High-Resolution Tap-Based IoT System for Flow Data Collection and Water End-Use Analysis

Abstract

Knowledge on water-use patterns in residential settings can help policymakers formulate well-targeted water conservation measures and evaluate the efficacy of such measures. Prior studies have applied machine learning techniques to disaggregate household-level water consumption data, collected by smart meters, into specific end-use categories, such as showering, basin use, kitchen use, and use by washing machine. However, the analysis of the effect of the sampling interval on the classification accuracy level remains an underinvestigated issue. This article seeks to fill this knowledge gap by identifying an optimal sampling interval that can achieve a high level of classification accuracy while overcoming constraints of on-device data storage, data transmission, and energy consumption. To understand the benefits of collecting fine-grained data for machine learning, we have built a high-resolution tap-based Internet of Things (IoT) system comprising a set of Wi-Fi-based tap sensors, gateway infrastructure, and a secure data processing pipeline.
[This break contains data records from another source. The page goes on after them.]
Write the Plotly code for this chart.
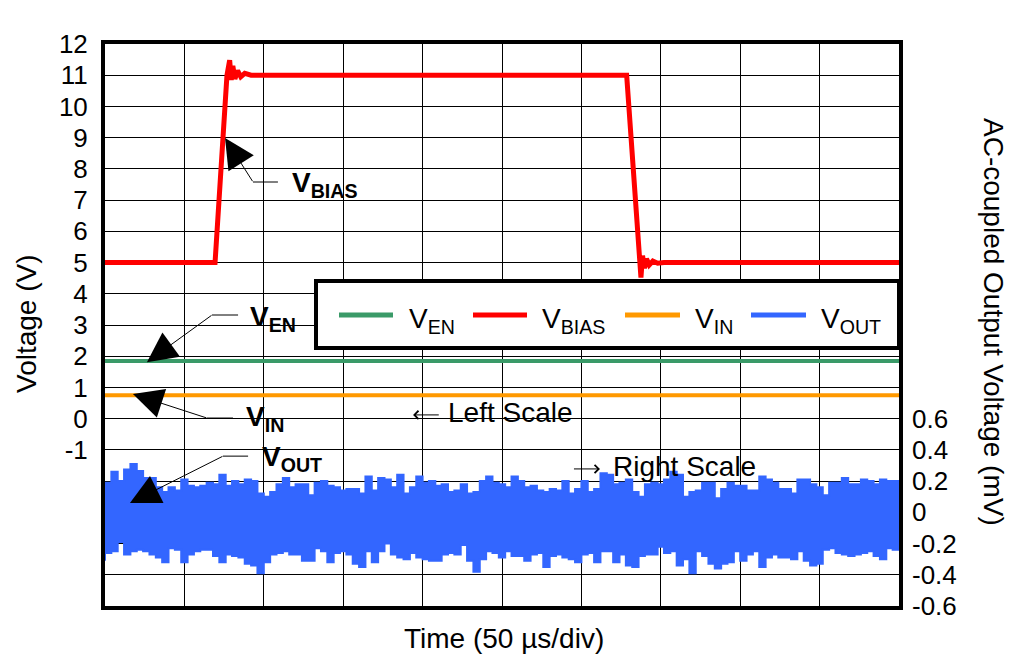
import plotly.graph_objects as go

FONT = "Liberation Sans, Arial, sans-serif"

# ---- data (time in µs, 50 µs/div) ----
VEN_T = [0, 500]
VEN_V = [1.85, 1.85]

VIN_T = [0, 500]
VIN_V = [0.75, 0.75]

VBIAS_T = [0, 69.3, 76.8, 78.5, 79.5, 80.5, 81.8, 83.5, 85.5, 88, 92,
           328.5, 337.5, 338.5, 339.7, 341, 342.7, 345, 348, 352, 500]
VBIAS_V = [5.0, 5.0, 11.0, 11.48, 10.85, 11.3, 10.88, 11.15, 10.95, 11.06, 11.0,
           11.0, 4.52, 5.22, 4.82, 5.12, 4.92, 5.05, 4.98, 5.0, 5.0]

# AC-coupled output noise envelope (mV), sampled every 4 µs
VOUT_HI = [
    0.19, 0.26, 0.20, 0.275, 0.31, 0.265, 0.22, 0.22, 0.16, 0.13, 0.16, 0.14, 0.21, 0.17, 0.16, 0.17,
    0.19, 0.18, 0.24, 0.17, 0.20, 0.18, 0.21, 0.20, 0.12, 0.10, 0.13, 0.18, 0.22, 0.16, 0.18,
    0.18, 0.11, 0.19, 0.20, 0.17, 0.16, 0.14, 0.15, 0.15, 0.12, 0.23, 0.14, 0.22, 0.21, 0.16, 0.24,
    0.12, 0.16, 0.23, 0.19, 0.20, 0.17, 0.18, 0.13, 0.14, 0.18, 0.12, 0.13, 0.20, 0.23, 0.19, 0.18,
    0.16, 0.23, 0.20, 0.16, 0.17, 0.14, 0.13, 0.15, 0.14, 0.20, 0.12, 0.15, 0.20, 0.13, 0.15, 0.25,
    0.24, 0.18, 0.19, 0.21, 0.13, 0.10, 0.18, 0.19, 0.18, 0.21, 0.26, 0.24, 0.10, 0.13, 0.14,
    0.19, 0.19, 0.09, 0.15, 0.19, 0.17, 0.17, 0.14, 0.14, 0.23, 0.21, 0.19, 0.15, 0.15, 0.12, 0.21,
    0.21, 0.18, 0.16, 0.11, 0.19, 0.19, 0.22, 0.18, 0.18, 0.21, 0.20, 0.18, 0.21, 0.20, 0.20, 0.19,
]
VOUT_LO = [
    -0.31, -0.26, -0.25, -0.19, -0.27, -0.25, -0.24, -0.25, -0.27, -0.29, -0.32, -0.23, -0.24, -0.32, -0.27, -0.25,
    -0.24, -0.24, -0.28, -0.32, -0.27, -0.28, -0.29, -0.33, -0.34, -0.39, -0.32, -0.27, -0.26, -0.25, -0.27,
    -0.27, -0.31, -0.31, -0.23, -0.25, -0.32, -0.26, -0.25, -0.27, -0.33, -0.35, -0.25, -0.32, -0.25, -0.20, -0.27,
    -0.29, -0.30, -0.26, -0.29, -0.30, -0.31, -0.31, -0.27, -0.26, -0.27, -0.21, -0.31, -0.38, -0.30, -0.25, -0.26,
    -0.29, -0.25, -0.28, -0.28, -0.31, -0.27, -0.26, -0.35, -0.28, -0.27, -0.29, -0.30, -0.32, -0.27, -0.26, -0.32,
    -0.25, -0.25, -0.32, -0.27, -0.34, -0.35, -0.28, -0.27, -0.27, -0.22, -0.26, -0.25, -0.34, -0.30, -0.39,
    -0.25, -0.28, -0.33, -0.36, -0.33, -0.32, -0.25, -0.31, -0.27, -0.25, -0.35, -0.29, -0.27, -0.29, -0.29, -0.30,
    -0.25, -0.31, -0.34, -0.33, -0.24, -0.23, -0.26, -0.27, -0.28, -0.27, -0.26, -0.25, -0.28, -0.30, -0.23, -0.24,
]
n = min(len(VOUT_HI), len(VOUT_LO))
VOUT_T = [4 * i for i in range(n)]

LEFT_TICKS = list(range(-1, 13))
LEFT_TICK_TEXT = [str(v) for v in LEFT_TICKS]
RIGHT_TICKS = [-0.6, -0.4, -0.2, 0, 0.2, 0.4, 0.6]
RIGHT_TICK_TEXT = ["-0.6", "-0.4", "-0.2", "0", "0.2", "0.4", "0.6"]

NAMES = ["V<sub>EN</sub>", "V<sub>BIAS</sub>", "V<sub>IN</sub>", "V<sub>OUT</sub>"]
COLORS = ["#3A9A68", "#FF0000", "#FF9900", "#3366FF"]

# plot area in pixels (for placing decorations)
PL, PR, PT, PB = 105, 899, 44, 606


def px_x(px):
    return (px - PL) / (PR - PL)


def px_y(py):
    return (PB - py) / (PB - PT)


fig = go.Figure()

fig.add_trace(go.Scatter(x=VEN_T, y=VEN_V, mode="lines",
                         line=dict(color=COLORS[0], width=4), name=NAMES[0]))
fig.add_trace(go.Scatter(x=VIN_T, y=VIN_V, mode="lines",
                         line=dict(color=COLORS[2], width=4), name=NAMES[2]))
fig.add_trace(go.Scatter(
    x=VOUT_T[:n] + VOUT_T[:n][::-1],
    y=VOUT_HI[:n] + VOUT_LO[:n][::-1],
    yaxis="y2", mode="lines", fill="toself", fillcolor=COLORS[3],
    line=dict(color=COLORS[3], width=2, shape="hv"), name=NAMES[3],
))
fig.add_trace(go.Scatter(x=VBIAS_T, y=VBIAS_V, mode="lines",
                         line=dict(color=COLORS[1], width=5), name=NAMES[1]))

shapes = []
annotations = []

# legend box drawn by hand
shapes.append(dict(type="rect", xref="paper", yref="paper",
                   x0=px_x(316), x1=1.0, y0=px_y(348), y1=px_y(281),
                   line=dict(color="black", width=4), fillcolor="white", layer="above"))
leg_line = [(339, 393), (473, 527), (625, 680), (751, 806)]
leg_text = [407, 540, 693, 819]
for name, color, (a, b), tx in zip(NAMES, COLORS, leg_line, leg_text):
    shapes.append(dict(type="line", xref="paper", yref="paper",
                       x0=px_x(a), x1=px_x(b), y0=px_y(315), y1=px_y(315),
                       line=dict(color=color, width=5), layer="above"))
    annotations.append(dict(text=name, xref="paper", yref="paper", x=px_x(tx), y=px_y(320),
                            xanchor="left", yanchor="middle", showarrow=False,
                            font=dict(size=28)))

# tiny anchor text so the arrow starts right at the kink
DOT = dict(text="&nbsp;", font=dict(size=1), borderpad=0)

# call-outs: (label, tip, kink, leader end, label pos)
callouts = [
    ("<b>V<sub>BIAS</sub></b>", (75.6, 8.99), (93.2, 7.58), 108.9, (116.5, 7.5)),
    ("<b>V<sub>EN</sub></b>", (26.4, 1.81), (67.4, 3.32), 83.8, (90.0, 3.2)),
    ("<b>V<sub>IN</sub></b>", (17.6, 0.79), (64.2, 0.02), 80.6, (87.5, 0.0)),
    ("<b>V<sub>OUT</sub></b>", (15.7, -2.70), (74.3, -1.20), 90.1, (97.5, -1.28)),
]
for label, tip, kink, end, pos in callouts:
    annotations.append(dict(x=tip[0], y=tip[1], ax=kink[0], ay=kink[1],
                            xref="x", yref="y", axref="x", ayref="y",
                            showarrow=True, arrowhead=2, arrowsize=6, arrowwidth=1,
                            arrowcolor="black", **DOT))
    shapes.append(dict(type="line", xref="x", yref="y", x0=kink[0], x1=end,
                       y0=kink[1], y1=kink[1], line=dict(color="black", width=1),
                       layer="above"))
    annotations.append(dict(text=label, x=pos[0], y=pos[1], xref="x", yref="y",
                            xanchor="left", yanchor="middle", showarrow=False,
                            font=dict(size=28)))

# scale pointers
annotations += [
    dict(x=194, y=0.12, ax=210.5, ay=0.12, xref="x", yref="y", axref="x", ayref="y",
         showarrow=True, arrowhead=4, arrowsize=1.6, arrowwidth=1, arrowcolor="black", **DOT),
    dict(text="Left Scale", x=215, y=0.21, xref="x", yref="y", xanchor="left",
         yanchor="middle", showarrow=False, font=dict(size=28)),
    dict(x=311.7, y=-1.61, ax=295.0, ay=-1.61, xref="x", yref="y", axref="x", ayref="y",
         showarrow=True, arrowhead=4, arrowsize=1.6, arrowwidth=1, arrowcolor="black", **DOT),
    dict(text="Right Scale", x=318.5, y=-1.52, xref="x", yref="y", xanchor="left",
         yanchor="middle", showarrow=False, font=dict(size=28)),
]

# axis titles
annotations += [
    dict(text="Voltage (V)", xref="paper", yref="paper", x=px_x(26), y=px_y(324),
         xanchor="center", yanchor="middle", textangle=-90, showarrow=False,
         font=dict(size=28)),
    dict(text="AC-coupled Output Voltage (mV)", xref="paper", yref="paper", x=px_x(994),
         y=px_y(322), xanchor="center", yanchor="middle", textangle=90, showarrow=False,
         font=dict(size=28)),
    dict(text="Time (50 µs/div)", xref="paper", yref="paper", x=px_x(504), y=px_y(638),
         xanchor="center", yanchor="middle", showarrow=False, font=dict(size=28)),
]

fig.update_layout(
    width=1022, height=668,
    margin=dict(l=PL, r=1022 - PR, t=PT, b=668 - PB),
    plot_bgcolor="white", paper_bgcolor="white",
    font=dict(family=FONT, size=26, color="black"),
    showlegend=False,
    xaxis=dict(range=[0, 500], dtick=50, showgrid=True, gridcolor="black", gridwidth=1,
               showline=True, linecolor="black", linewidth=4, mirror=True,
               showticklabels=False, ticks="", zeroline=False),
    yaxis=dict(range=[-6, 12], tickvals=LEFT_TICKS, ticktext=LEFT_TICK_TEXT,
               showgrid=True, gridcolor="black", gridwidth=1, showline=True,
               linecolor="black", linewidth=4, mirror=True, ticks="", zeroline=False,
               ticklabelstandoff=8,
               minor=dict(tickmode="linear", tick0=0, dtick=1, showgrid=True,
                          gridcolor="black", gridwidth=1, ticks="")),
    yaxis2=dict(range=[-0.6, 3.0], overlaying="y", side="right", tickvals=RIGHT_TICKS,
                ticktext=RIGHT_TICK_TEXT, showgrid=False, zeroline=False, ticks="",
                showline=False, ticklabelstandoff=12),
    shapes=shapes,
    annotations=annotations,
)

fig.write_html("out.html", config={"displayModeBar": False},
               post_script="document.body.style.margin='0px';")
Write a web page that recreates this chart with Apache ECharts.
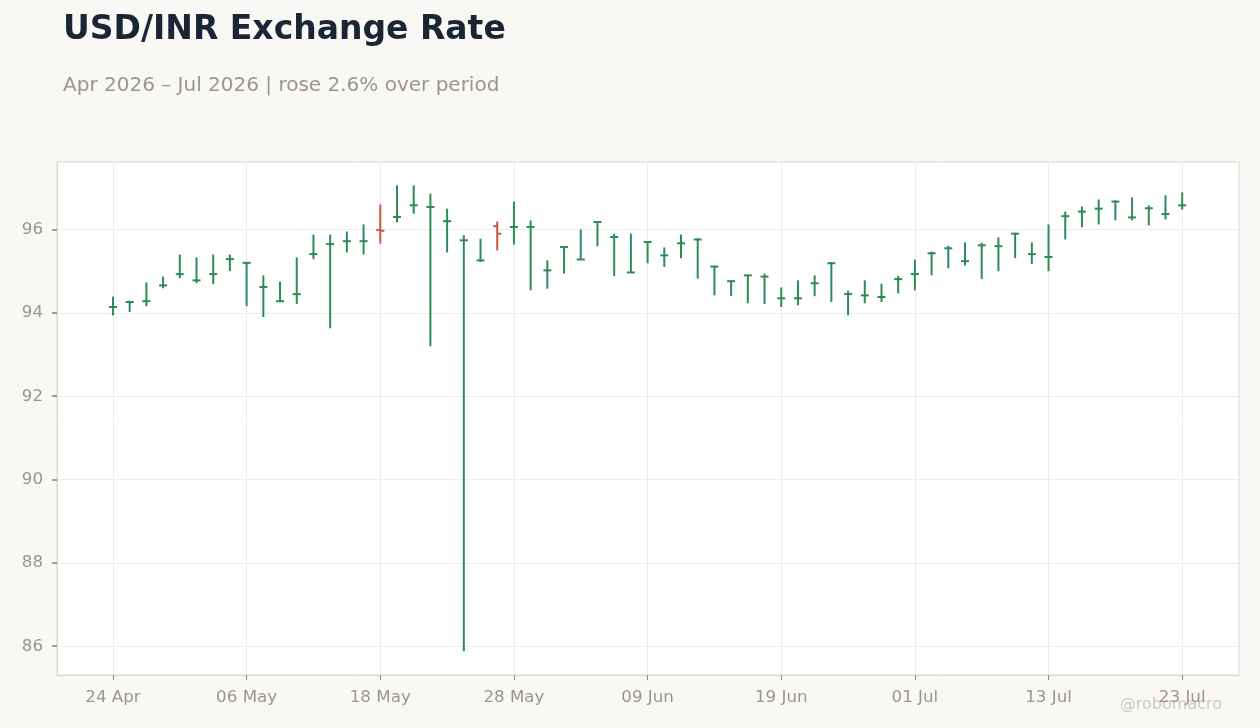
<!DOCTYPE html>
<html>
<head>
<meta charset="utf-8">
<title>USD/INR Exchange Rate</title>
<script src="https://cdn.jsdelivr.net/npm/echarts@6/dist/echarts.min.js"></script>
<style>
  html, body { margin: 0; padding: 0; background: #f9f8f5; }
  #main { width: 1260px; height: 728px; }
</style>
</head>
<body>
<div id="main"></div>
<script>
// trading days (weekdays), 24 Apr - 23 Jul 2026
var dates = [
  '24 Apr','27 Apr','28 Apr','29 Apr','30 Apr',
  '01 May','04 May','05 May','06 May','07 May','08 May','11 May','12 May','13 May','14 May','15 May',
  '18 May','19 May','20 May','21 May','22 May','25 May','26 May','27 May','28 May','29 May',
  '01 Jun','02 Jun','03 Jun','04 Jun','05 Jun','08 Jun','09 Jun','10 Jun','11 Jun','12 Jun',
  '15 Jun','16 Jun','17 Jun','18 Jun','19 Jun','22 Jun','23 Jun','24 Jun','25 Jun','26 Jun',
  '29 Jun','30 Jun','01 Jul','02 Jul','03 Jul','06 Jul','07 Jul','08 Jul','09 Jul','10 Jul',
  '13 Jul','14 Jul','15 Jul','16 Jul','17 Jul','20 Jul','21 Jul','22 Jul','23 Jul'
];

var opens = [
  94.14, 94.26, 94.28, 94.66, 94.93, 94.78, 94.93, 95.29, 95.20, 94.62,
  94.28, 94.45, 95.41, 95.65, 95.72, 95.72, 95.99, 96.30, 96.58, 96.54,
  96.20, 95.74, 95.26, 96.08, 96.06, 96.06, 95.02, 95.58, 95.28, 96.18,
  95.82, 94.97, 95.70, 95.38, 95.67, 95.76, 95.11, 94.76, 94.90, 94.87,
  94.35, 94.35, 94.71, 95.19, 94.45, 94.42, 94.38, 94.81, 94.93, 95.43,
  95.55, 95.24, 95.62, 95.60, 95.90, 95.41, 95.34, 96.32, 96.43, 96.50,
  96.67, 96.29, 96.51, 96.37, 96.58
];
var highs = [
  94.39, 94.29, 94.73, 94.87, 95.40, 95.33, 95.40, 95.40, 95.22, 94.90,
  94.75, 95.33, 95.88, 95.88, 95.95, 96.12, 96.60, 97.06, 97.06, 96.86,
  96.50, 95.86, 95.78, 96.19, 96.67, 96.22, 95.26, 95.59, 96.00, 96.19,
  95.90, 95.90, 95.71, 95.57, 95.88, 95.79, 95.13, 94.78, 94.91, 94.94,
  94.61, 94.78, 94.90, 95.22, 94.53, 94.78, 94.70, 94.89, 95.28, 95.47,
  95.61, 95.69, 95.68, 95.81, 95.92, 95.69, 96.12, 96.43, 96.55, 96.72,
  96.70, 96.77, 96.58, 96.82, 96.89
];
var lows = [
  93.94, 94.02, 94.16, 94.59, 94.83, 94.71, 94.69, 95.00, 94.16, 93.90,
  94.26, 94.21, 95.29, 93.63, 95.45, 95.40, 95.66, 96.17, 96.38, 93.20,
  95.45, 85.88, 95.22, 95.50, 95.64, 94.54, 94.58, 94.94, 95.28, 95.60,
  94.88, 94.96, 95.19, 95.10, 95.31, 94.82, 94.42, 94.40, 94.23, 94.21,
  94.14, 94.18, 94.40, 94.26, 93.94, 94.23, 94.26, 94.47, 94.54, 94.90,
  95.07, 95.14, 94.81, 95.00, 95.31, 95.17, 95.00, 95.76, 96.05, 96.12,
  96.22, 96.22, 96.10, 96.24, 96.48
];
var closes = [
  94.14, 94.26, 94.28, 94.66, 94.93, 94.78, 94.93, 95.29, 95.20, 94.62,
  94.28, 94.45, 95.41, 95.65, 95.72, 95.72, 95.97, 96.30, 96.58, 96.54,
  96.20, 95.74, 95.26, 95.90, 96.06, 96.06, 95.02, 95.58, 95.28, 96.18,
  95.82, 94.97, 95.70, 95.38, 95.67, 95.76, 95.11, 94.76, 94.90, 94.87,
  94.35, 94.35, 94.71, 95.19, 94.45, 94.42, 94.38, 94.81, 94.93, 95.43,
  95.55, 95.24, 95.62, 95.60, 95.90, 95.41, 95.34, 96.32, 96.43, 96.50,
  96.67, 96.29, 96.51, 96.37, 96.58
];

var xTicks = [0, 8, 16, 24, 32, 40, 48, 56, 64];
var yTicks = [86, 88, 90, 92, 94, 96];

var upColor = '#2e8b57';
var downColor = '#c85a3c';

var ohlc = [];
for (var i = 0; i < dates.length; i++) {
  ohlc.push([i, opens[i], closes[i], lows[i], highs[i]]);
}

function renderOhlc(params, api) {
  var x = api.value(0);
  var o = api.coord([x, api.value(1)]);
  var c = api.coord([x, api.value(2)]);
  var l = api.coord([x, api.value(3)]);
  var h = api.coord([x, api.value(4)]);
  var color = api.value(2) >= api.value(1) ? upColor : downColor;
  var st = { stroke: color, lineWidth: 2 };
  var w = 4;
  return {
    type: 'group',
    children: [
      { type: 'line', shape: { x1: h[0], y1: h[1], x2: l[0], y2: l[1] }, style: st },
      { type: 'line', shape: { x1: o[0] - w, y1: o[1], x2: o[0], y2: o[1] }, style: st },
      { type: 'line', shape: { x1: c[0], y1: c[1], x2: c[0] + w, y2: c[1] }, style: st }
    ]
  };
}

var myChart = echarts.init(document.getElementById('main'));
var gridLine = { color: '#efedeb', width: 1 };
var frameLine = { color: '#dcd7d1', width: 1 };

var option = {
  backgroundColor: '#f9f8f5',
  animation: false,
  textStyle: { fontFamily: 'DejaVu Sans' },
  graphic: [
    {
      type: 'text', left: 63, top: 14,
      style: { text: 'USD/INR Exchange Rate', fill: '#1c2535', font: 'bold 33px "DejaVu Sans"' }
    },
    {
      type: 'text', left: 63, top: 76,
      style: { text: 'Apr 2026 \u2013 Jul 2026 | rose 2.6% over period', fill: '#9a9590', font: '20px "DejaVu Sans"' }
    },
    {
      type: 'text', right: 38, top: 697,
      style: { text: '@robomacro', fill: '#cdc9c4', font: '16px "DejaVu Sans"' }
    }
  ],
  grid: {
    left: 57, right: 21, top: 162, bottom: 53,
    show: true, backgroundColor: '#ffffff', borderColor: '#dcd7d1', borderWidth: 1
  },
  xAxis: {
    type: 'value',
    min: -3.35, max: 67.4,
    axisLine: { show: true, onZero: false, lineStyle: frameLine },
    axisTick: { show: true, inside: false, customValues: xTicks, length: 5, lineStyle: { color: '#8c8680', width: 1 } },
    splitLine: { show: true, lineStyle: gridLine },
    axisLabel: {
      customValues: xTicks, margin: 14, color: '#9a9590', fontSize: 16.7,
      formatter: function (v) { return dates[Math.round(v)] || ''; }
    }
  },
  yAxis: {
    type: 'value',
    min: 85.31, max: 97.62,
    axisLine: { show: true, onZero: false, lineStyle: frameLine },
    axisTick: { show: true, inside: false, customValues: yTicks, length: 5, lineStyle: { color: '#857f79', width: 1.5 } },
    splitLine: { show: true, lineStyle: gridLine },
    axisLabel: { customValues: yTicks, margin: 14, color: '#9a9590', fontSize: 16.7 }
  },
  series: [
    {
      type: 'custom',
      renderItem: renderOhlc,
      encode: { x: 0, y: [1, 2, 3, 4] },
      data: ohlc,
      clip: true
    }
  ]
};
myChart.setOption(option);
</script>
</body>
</html>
Based on empirical tap-based data collected over an eight-month period, we concluded that when the sampling interval decreases slightly from 5 to 1 s, the accuracy level of the end-use classification model increases significantly from 66.6% to 76.1 %. This article also highlights the challenges of deploying IoT sensors to collect water consumption data in a domestic setting. In order to collect sufficient ground-truth data for the training and verification of a generalizable water end-use disaggregation model, it is necessary to sophisticate the flow data collection system by adopting low-power wide-area network technologies and reducing the level of energy consumption of the flow sensing components.